This python module does the aggregation of several ads/tracking/malware lists, and merges them into a unified list with duplicates removed. Create your own list from several sources.
See the blocklist-domains repository for an implementation.
Default sources are defined on the configuration file
If you want to generate your own unified blocklist, install this module with the pip command.
pip install blocklist_aggregator
This basic example enable to get a unified list of domains. You can save-it in a file or do what you want.
import blocklist_aggregator
unified = blocklist_aggregator.fetch()
print(unified)
[ "doubleclick.net", ..., "telemetry.dropbox.com" ]
print(len(unified))
152978
See the default configuration file
The configuration contains:
- the ads/tracking/malware URL lists with the pattern (regex) to use
- the domains list to exclude (whitelist)
- additionnal domains list to block (blacklist)
The configuration can be overwritten at runtime.
cfg_yaml = "verbose: true"
unified = blocklist_aggregator.fetch(cfg_update=cfg_yaml)
or loaded from external config file
unified = blocklist_aggregator.fetch(cfg_filename="/home/custom-blocklist.conf")

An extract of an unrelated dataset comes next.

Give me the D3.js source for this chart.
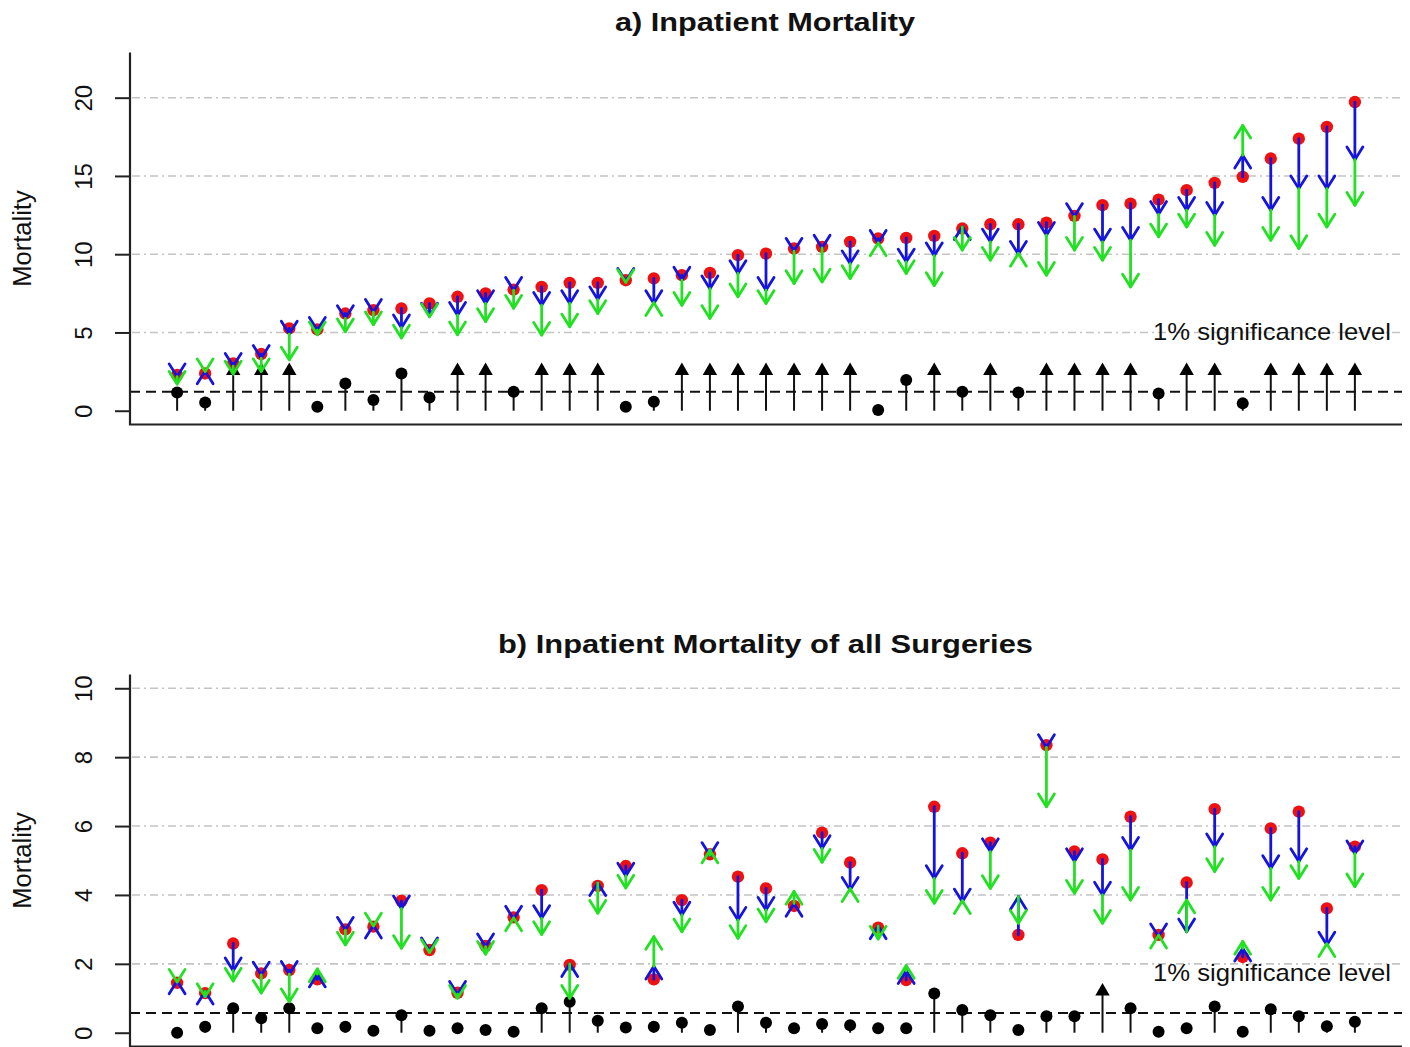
<!DOCTYPE html>
<html>
<head>
<meta charset="utf-8">
<script src="https://cdn.jsdelivr.net/npm/d3@7"></script>
<style>
  body { margin: 0; background: #fff; }
  svg { display: block; }
  text { font-family: "Liberation Sans", Arial, Helvetica, sans-serif; fill: #111; }
</style>
</head>
<body>
<svg id="chart" width="1410" height="1047"></svg>
<script>
// ---- data ----
// each category: observed (red) -> blue arrow end -> green arrow end
// sig: black lollipops; null = beyond the scale, drawn as a capped arrow
const index = d3.range(1, 44)

const obsA = [2.28, 2.38, 3.02, 3.62, 5.26, 5.19, 6.21, 6.43, 6.53, 6.85, 7.28, 7.49, 7.74, 7.91, 8.17, 8.17, 8.34, 8.45, 8.66, 8.81, 9.94, 10.04, 10.36, 10.47, 10.79, 11.0, 11.04, 11.17, 11.64, 11.91, 11.91, 12.02, 12.45, 13.13, 13.23, 13.49, 14.09, 14.55, 14.94, 16.11, 17.38, 18.13, 19.72]
const blueA = [2.18, 2.53, 2.85, 3.35, 4.9, 5.15, 5.9, 6.3, 5.3, 6.05, 6.1, 6.85, 7.7, 6.74, 6.85, 7.1, 8.28, 6.85, 8.35, 7.8, 8.77, 7.7, 10.2, 10.4, 9.4, 10.7, 9.51, 9.9, 11.75, 10.79, 10.0, 11.21, 12.42, 10.79, 10.89, 12.55, 12.81, 12.49, 16.32, 12.81, 14.19, 14.19, 16.04]
const greenA = [1.7, 2.5, 2.35, 2.5, 3.25, 4.85, 5.05, 5.5, 4.65, 6.0, 4.85, 5.7, 6.55, 4.83, 5.36, 6.21, 8.2, 6.9, 6.74, 5.9, 7.28, 6.85, 8.13, 8.23, 8.45, 10.72, 8.77, 8.0, 10.26, 9.62, 10.05, 8.66, 10.26, 9.62, 7.91, 11.11, 11.74, 10.57, 18.23, 10.89, 10.36, 11.74, 13.13]
const sigA = [1.17, 0.53, null, null, null, 0.26, 1.74, 0.68, 2.38, 0.85, null, null, 1.21, null, null, null, 0.26, 0.57, null, null, null, null, null, null, null, 0.04, 1.96, null, 1.21, null, 1.17, null, null, null, null, 1.1, null, null, 0.47, null, null, null, null]

const obsB = [1.45, 1.15, 2.59, 1.72, 1.82, 1.55, 3.0, 3.08, 3.83, 2.4, 1.16, 2.52, 3.35, 4.14, 1.97, 4.26, 4.84, 1.55, 3.85, 5.18, 4.53, 4.19, 3.68, 5.81, 4.94, 3.05, 1.53, 6.56, 5.21, 5.52, 2.84, 8.35, 5.26, 5.03, 6.27, 2.84, 4.36, 6.49, 2.2, 5.93, 6.42, 3.61, 5.4]
const blueB = [1.5, 1.2, 1.8, 1.68, 1.7, 1.7, 2.98, 3.12, 3.6, 2.38, 1.12, 2.5, 3.3, 3.32, 2.0, 4.35, 4.55, 1.93, 3.42, 5.15, 3.27, 3.56, 3.75, 5.35, 4.14, 3.1, 1.8, 4.48, 3.8, 5.26, 3.95, 8.28, 4.97, 4.0, 5.3, 2.79, 2.93, 5.4, 2.45, 4.77, 4.97, 2.55, 5.2]
const greenB = [1.47, 1.05, 1.5, 1.15, 0.9, 1.85, 2.55, 3.1, 2.45, 2.33, 1.0, 2.28, 3.33, 2.85, 1.0, 3.47, 4.2, 2.79, 2.93, 5.3, 2.74, 3.22, 4.1, 4.95, 4.18, 2.72, 1.95, 3.76, 3.83, 4.19, 3.18, 6.56, 4.05, 3.18, 3.85, 2.83, 3.85, 4.68, 2.65, 3.85, 4.48, 2.58, 4.24]
const sigB = [0.0, 0.17, 0.71, 0.42, 0.71, 0.13, 0.17, 0.06, 0.51, 0.06, 0.13, 0.08, 0.03, 0.71, 0.9, 0.35, 0.15, 0.17, 0.29, 0.08, 0.76, 0.29, 0.13, 0.25, 0.22, 0.13, 0.13, 1.14, 0.66, 0.51, 0.08, 0.48, 0.48, null, 0.71, 0.03, 0.13, 0.76, 0.03, 0.68, 0.48, 0.19, 0.32]

const ticksA = [0, 5, 10, 15, 20]
const ticksB = [0, 2, 4, 6, 8, 10]
const gridA = [5, 10, 15, 20]
const gridB = [2, 4, 6, 8, 10]

const svg = d3.select("#chart")

// R-style 4% axis extension
function ext(lim) {
  const d = (lim[1] - lim[0]) * 0.04
  return [lim[0] - d, lim[1] + d]
}

function arrow(g, x, y, i, y0, y1, color) {
  const X = x(i), Y0 = y(y0), Y1 = y(y1)
  const dir = y1 >= y0 ? 1 : -1   // 1 = pointing up on screen
  const L = 15, a = 32 * Math.PI / 180
  g.append("line").attr("x1", X).attr("x2", X).attr("y1", Y0).attr("y2", Y1)
    .attr("stroke", color).attr("stroke-width", 2.8).attr("stroke-linecap", "round")
  const hy = Y1 + dir * L * Math.cos(a)
  g.append("path")
    .attr("d", `M${X - L * Math.sin(a)},${hy}L${X},${Y1}L${X + L * Math.sin(a)},${hy}`)
    .attr("fill", "none").attr("stroke", color).attr("stroke-width", 2.8)
    .attr("stroke-linecap", "round").attr("stroke-linejoin", "round")
}

function panel(cfg) {
  const x = d3.scaleLinear().domain(ext([1, 43])).range([130, 1402])
  const y = d3.scaleLinear().domain(ext(cfg.ylim)).range([cfg.bottom, cfg.top])
  const g = svg.append("g")

  // grid
  g.selectAll(".grid").data(cfg.grid).join("line")
    .attr("x1", 132).attr("x2", 1402)
    .attr("y1", d => y(d)).attr("y2", d => y(d))
    .attr("stroke", "#c4c4c4").attr("stroke-width", 1.6)
    .attr("stroke-dasharray", "8,4,2,4")

  // significance label
  g.append("text").attr("x", 1153).attr("y", y(cfg.labelY))
    .attr("font-size", 24).attr("textLength", 238).attr("lengthAdjust", "spacingAndGlyphs")
    .attr("fill", "#222")
    .text("1% significance level")

  // threshold line
  g.append("line").attr("x1", 130).attr("x2", 1402)
    .attr("y1", y(cfg.thresh)).attr("y2", y(cfg.thresh))
    .attr("stroke", "#111").attr("stroke-width", 2).attr("stroke-dasharray", "10,6")

  // black lollipops
  index.forEach((d, k) => {
    const v = cfg.sig[k]
    const top = v === null ? cfg.cap : v
    g.append("line").attr("x1", x(d)).attr("x2", x(d))
      .attr("y1", y(0)).attr("y2", y(top))
      .attr("stroke", "#111").attr("stroke-width", 2)
    if (v === null) {
      g.append("path").attr("d", d3.symbol(d3.symbolTriangle, 90)())
        .attr("transform", `translate(${x(d)},${y(cfg.cap)})`).attr("fill", "#000")
    } else {
      g.append("circle").attr("cx", x(d)).attr("cy", y(v)).attr("r", 6).attr("fill", "#000")
    }
  })

  // observed
  g.selectAll(".obs").data(index).join("circle")
    .attr("cx", d => x(d)).attr("cy", (d, k) => y(cfg.obs[k]))
    .attr("r", 6.2).attr("fill", "#ee1111")

  index.forEach((d, k) => arrow(g, x, y, d, cfg.obs[k], cfg.blue[k], "#1414dc"))
  index.forEach((d, k) => arrow(g, x, y, d, cfg.blue[k], cfg.green[k], "#22e022"))

  // axes (L-shaped box)
  g.append("path")
    .attr("d", `M130,${cfg.top}V${cfg.bottom}H1402`)
    .attr("fill", "none").attr("stroke", "#222").attr("stroke-width", 2.2)

  const ax = g.append("g").attr("transform", "translate(130,0)")
    .call(d3.axisLeft(y).tickValues(cfg.ticks).tickSize(15).tickPadding(6).tickFormat(d3.format("d")))
  ax.select(".domain").remove()
  ax.selectAll(".tick line").attr("stroke", "#222").attr("stroke-width", 2)
  ax.selectAll(".tick text")
    .attr("font-size", 24).attr("font-family", "Liberation Sans, Arial, sans-serif")
    .attr("fill", "#111")
    .attr("text-anchor", "middle")
    .attr("x", 0).attr("dy", 0)
    .attr("transform", "translate(-38,0) rotate(-90)")

  g.append("text")
    .attr("transform", `translate(31,${(cfg.top + cfg.bottom) / 2}) rotate(-90)`)
    .attr("text-anchor", "middle").attr("font-size", 25.5)
    .text("Mortality")

  g.append("text").attr("x", cfg.titleX).attr("y", cfg.titleY)
    .attr("font-size", 26).attr("font-weight", "bold")
    .attr("textLength", cfg.titleW).attr("lengthAdjust", "spacingAndGlyphs")
    .text(cfg.title)
}

panel({
  title: "a) Inpatient Mortality", titleX: 615, titleY: 31, titleW: 300,
  ylim: [0, 22], top: 52.6, bottom: 424.5,
  ticks: ticksA, grid: gridA,
  obs: obsA, blue: blueA, green: greenA, sig: sigA,
  thresh: 1.21, cap: 2.55, labelY: 4.5
})

panel({
  title: "b) Inpatient Mortality of all Surgeries", titleX: 498, titleY: 653, titleW: 535,
  ylim: [0, 10], top: 674.5, bottom: 1046.5,
  ticks: ticksB, grid: gridB,
  obs: obsB, blue: blueB, green: greenB, sig: sigB,
  thresh: 0.57, cap: 1.2, labelY: 1.5
})
</script>
</body>
</html>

This module can be used to export the list in several format:
- text
- hosts
- CDB (key/value database)
import blocklist_aggregator
# fetch domains
unified = blocklist_aggregator.fetch()
# save to a text file
blocklist_aggregator.save_raw(filename="/tmp/unified_list.txt")
# save to hosts file
blocklist_aggregator.save_hosts(filename="/tmp/unified_hosts.txt", ip="0.0.0.0")
# save to CDB
blocklist_aggregator.save_cdb(filename="/tmp/unified_domains.cdb")
Run test units
python3 -m unittest discover tests/ -v